I have been a repeated critic of the direction Minneapolis is taking in terms of housing–specifically arguing that Minneapolis’s 2040 plan is highly flawed and naïve.  The idea that “Let them build it and they will solve the housing problem” is a mantra of many.  I have argued that the simple deregulation of housing markets will not produce more affordable housing. Left to their own devices, developers will build high-end housing for the rich and not units for low to moderate income people because the former is more profitable.

Such an approach is simply a neo-liberal pro free market approach.

Housing markets are segmented–the market for high end units does little to depress costs for other types of units. If we want more affordable units we need to build them, or create incentives and structures to do that–simply dezoning or deregulating housing markets will not accomplish that.

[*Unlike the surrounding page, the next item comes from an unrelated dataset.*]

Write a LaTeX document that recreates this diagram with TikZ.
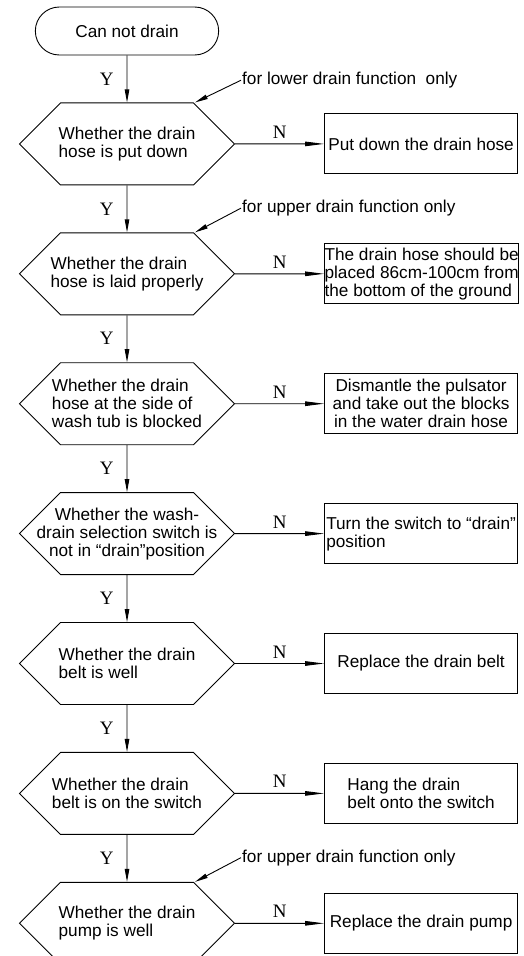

The best evidence to support my claim is a recent article that appeared in Urban Studies (a pre-publication version is found here).  In a study by researchers at the Urban Institute they found that easing land use restrictions may not increase housing supply or decrease housing prices.  Their study was based on generate(d) a dataset of a variety of land-use reforms across eight US metropolitan regions encompassing 1,136 cities from 2000 to 2019.

Their major conclusion: Let us quote:

“We find that reforms that loosen restrictions are associated with a statistically  significant, 0.8% increase in housing supply within 3 to 9 years of reform passage, accounting for new and existing stock. This increase occurs predominantly for units at the higher end of the rent price distribution; we find no statistically significant evidence that additional lower-cost units became available or moderated in cost in the years following.”

The evidence is simply not there that unrestricted building that is supposed to occur as a result of deregulated zoning produces more affordable units.

There may be reasons to densify, but it will not yield the type of housing that is needed.  It will instead produce the type of housing that is most profitable to developers.